**Set problem**
An exact copy of all the data is required, with pictures left out.

**Collected material**
☆ ☆ ☆

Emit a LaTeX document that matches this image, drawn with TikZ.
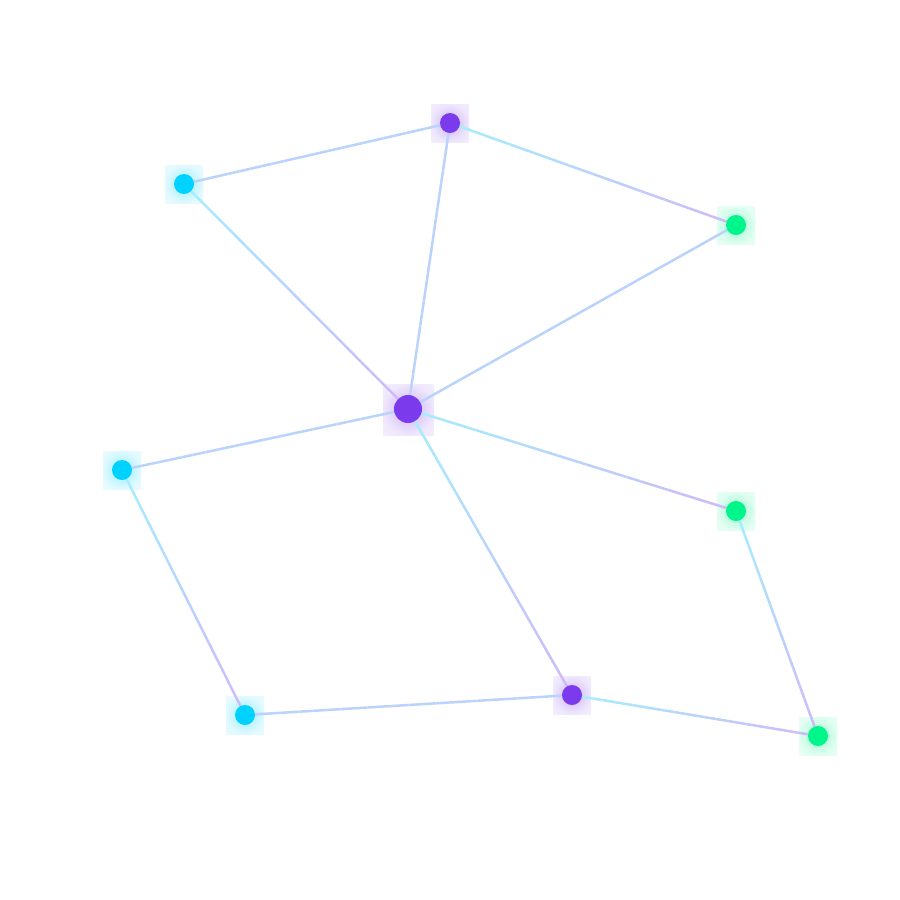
\documentclass[tikz,border=0pt]{standalone}
\usetikzlibrary{calc}
\definecolor{pu}{HTML}{7C3AED}
\definecolor{cy}{HTML}{00D2FF}
\definecolor{gr}{HTML}{00F58A}
\pgfdeclareradialshading{glowpu}{\pgfpoint{0bp}{0bp}}{color(0bp)=(pu!38!white);color(13bp)=(pu!25!white);color(25bp)=(pu!12!white);color(36bp)=(pu!8!white);color(50bp)=(pu!8!white)}
\pgfdeclareradialshading{glowcy}{\pgfpoint{0bp}{0bp}}{color(0bp)=(cy!38!white);color(13bp)=(cy!25!white);color(25bp)=(cy!12!white);color(36bp)=(cy!8!white);color(50bp)=(cy!8!white)}
\pgfdeclareradialshading{glowgr}{\pgfpoint{0bp}{0bp}}{color(0bp)=(gr!38!white);color(13bp)=(gr!25!white);color(25bp)=(gr!12!white);color(36bp)=(gr!8!white);color(50bp)=(gr!8!white)}
\newdimen\exa \newdimen\eya \newdimen\exb \newdimen\eyb
\newcommand\gedge[2]{%
 \pgfextractx{\exa}{\pgfpointanchor{#1}{center}}%
 \pgfextracty{\eya}{\pgfpointanchor{#1}{center}}%
 \pgfextractx{\exb}{\pgfpointanchor{#2}{center}}%
 \pgfextracty{\eyb}{\pgfpointanchor{#2}{center}}%
 \pgfmathsetmacro\su{\exb>\exa ? 1 : 0}%
 \pgfmathsetmacro\sv{\eyb<\eya ? 1 : 0}%
 \foreach \k in {0,...,23}{%
   \pgfmathsetmacro\ta{\k/24}%
   \pgfmathsetmacro\tb{(\k+1)/24}%
   \pgfmathsetmacro\tm{(\k+0.5)/24}%
   \pgfmathsetmacro\uu{\su==1 ? \tm : 1-\tm}%
   \pgfmathsetmacro\vv{\sv==1 ? \tm : 1-\tm}%
   \pgfmathtruncatemacro\pp{50*(\uu+\vv)}%
   \draw[edgeline, color=pu!\pp!cy!36!white] ($(#1)!\ta!(#2)$) -- ($(#1)!\tb!(#2)$);
 }%
}
\tikzset{
  edgeline/.style={line width=2.5pt},
  dot/.style={circle, inner sep=0pt, minimum size=20pt},
  bigdot/.style={circle, inner sep=0pt, minimum size=28pt},
}
\begin{document}
\begin{tikzpicture}[x=1pt,y=-1pt]
\useasboundingbox (0,0) rectangle (900,900);
% glow squares
\shade[shading=glowpu] (431,104) rectangle (469,142);
\shade[shading=glowcy] (165,165) rectangle (203,203);
\shade[shading=glowgr] (717,206) rectangle (755,244);
\shade[shading=glowpu] (383,384) rectangle (434,435);
\shade[shading=glowcy] (103,451) rectangle (141,489);
\shade[shading=glowgr] (717,492) rectangle (755,530);
\shade[shading=glowpu] (553,676) rectangle (591,714);
\shade[shading=glowcy] (226,696) rectangle (264,734);
\shade[shading=glowgr] (799,717) rectangle (837,755);
% node anchors
\coordinate (A) at (450,123);
\coordinate (B) at (184,184);
\coordinate (C) at (736,225);
\coordinate (D) at (408,409);
\coordinate (E) at (122,470);
\coordinate (F) at (736,511);
\coordinate (G) at (572,695);
\coordinate (H) at (245,715);
\coordinate (I) at (818,736);
% edges
\gedge{B}{A}
\gedge{A}{C}
\gedge{A}{D}
\gedge{B}{D}
\gedge{D}{C}
\gedge{E}{D}
\gedge{D}{F}
\gedge{D}{G}
\gedge{E}{H}
\gedge{H}{G}
\gedge{G}{I}
\gedge{F}{I}
% nodes
\node[dot, fill=pu] (nA) at (A) {};
\node[dot, fill=cy] (nB) at (B) {};
\node[dot, fill=gr] (nC) at (C) {};
\node[bigdot, fill=pu] (nD) at (D) {};
\node[dot, fill=cy] (nE) at (E) {};
\node[dot, fill=gr] (nF) at (F) {};
\node[dot, fill=pu] (nG) at (G) {};
\node[dot, fill=cy] (nH) at (H) {};
\node[dot, fill=gr] (nI) at (I) {};
\end{tikzpicture}
\end{document}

☆ ☆ ☆

**Correct output**
Emit a LaTeX document that matches this image, drawn with TikZ.
\documentclass[tikz,border=0pt]{standalone}
\usetikzlibrary{calc}
\definecolor{pu}{HTML}{7C3AED}
\definecolor{cy}{HTML}{00D2FF}
\definecolor{gr}{HTML}{00F58A}
\pgfdeclareradialshading{glowpu}{\pgfpoint{0bp}{0bp}}{color(0bp)=(pu!38!white);color(13bp)=(pu!25!white);color(25bp)=(pu!12!white);color(36bp)=(pu!8!white);color(50bp)=(pu!8!white)}
\pgfdeclareradialshading{glowcy}{\pgfpoint{0bp}{0bp}}{color(0bp)=(cy!38!white);color(13bp)=(cy!25!white);color(25bp)=(cy!12!white);color(36bp)=(cy!8!white);color(50bp)=(cy!8!white)}
\pgfdeclareradialshading{glowgr}{\pgfpoint{0bp}{0bp}}{color(0bp)=(gr!38!white);color(13bp)=(gr!25!white);color(25bp)=(gr!12!white);color(36bp)=(gr!8!white);color(50bp)=(gr!8!white)}
\newdimen\exa \newdimen\eya \newdimen\exb \newdimen\eyb
\newcommand\gedge[2]{%
 \pgfextractx{\exa}{\pgfpointanchor{#1}{center}}%
 \pgfextracty{\eya}{\pgfpointanchor{#1}{center}}%
 \pgfextractx{\exb}{\pgfpointanchor{#2}{center}}%
 \pgfextracty{\eyb}{\pgfpointanchor{#2}{center}}%
 \pgfmathsetmacro\su{\exb>\exa ? 1 : 0}%
 \pgfmathsetmacro\sv{\eyb<\eya ? 1 : 0}%
 \foreach \k in {0,...,23}{%
   \pgfmathsetmacro\ta{\k/24}%
   \pgfmathsetmacro\tb{(\k+1)/24}%
   \pgfmathsetmacro\tm{(\k+0.5)/24}%
   \pgfmathsetmacro\uu{\su==1 ? \tm : 1-\tm}%
   \pgfmathsetmacro\vv{\sv==1 ? \tm : 1-\tm}%
   \pgfmathtruncatemacro\pp{50*(\uu+\vv)}%
   \draw[edgeline, color=pu!\pp!cy!36!white] ($(#1)!\ta!(#2)$) -- ($(#1)!\tb!(#2)$);
 }%
}
\tikzset{
  edgeline/.style={line width=2.5pt},
  dot/.style={circle, inner sep=0pt, minimum size=20pt},
  bigdot/.style={circle, inner sep=0pt, minimum size=28pt},
}
\begin{document}
\begin{tikzpicture}[x=1pt,y=-1pt]
\useasboundingbox (0,0) rectangle (900,900);
% glow squares
\shade[shading=glowpu] (431,104) rectangle (469,142);
\shade[shading=glowcy] (165,165) rectangle (203,203);
\shade[shading=glowgr] (717,206) rectangle (755,244);
\shade[shading=glowpu] (383,384) rectangle (434,435);
\shade[shading=glowcy] (103,451) rectangle (141,489);
\shade[shading=glowgr] (717,492) rectangle (755,530);
\shade[shading=glowpu] (553,676) rectangle (591,714);
\shade[shading=glowcy] (226,696) rectangle (264,734);
\shade[shading=glowgr] (799,717) rectangle (837,755);
% node anchors
\coordinate (A) at (450,123);
\coordinate (B) at (184,184);
\coordinate (C) at (736,225);
\coordinate (D) at (408,409);
\coordinate (E) at (122,470);
\coordinate (F) at (736,511);
\coordinate (G) at (572,695);
\coordinate (H) at (245,715);
\coordinate (I) at (818,736);
% edges
\gedge{B}{A}
\gedge{A}{C}
\gedge{A}{D}
\gedge{B}{D}
\gedge{D}{C}
\gedge{E}{D}
\gedge{D}{F}
\gedge{D}{G}
\gedge{E}{H}
\gedge{H}{G}
\gedge{G}{I}
\gedge{F}{I}
% nodes
\node[dot, fill=pu] (nA) at (A) {};
\node[dot, fill=cy] (nB) at (B) {};
\node[dot, fill=gr] (nC) at (C) {};
\node[bigdot, fill=pu] (nD) at (D) {};
\node[dot, fill=cy] (nE) at (E) {};
\node[dot, fill=gr] (nF) at (F) {};
\node[dot, fill=pu] (nG) at (G) {};
\node[dot, fill=cy] (nH) at (H) {};
\node[dot, fill=gr] (nI) at (I) {};
\end{tikzpicture}
\end{document}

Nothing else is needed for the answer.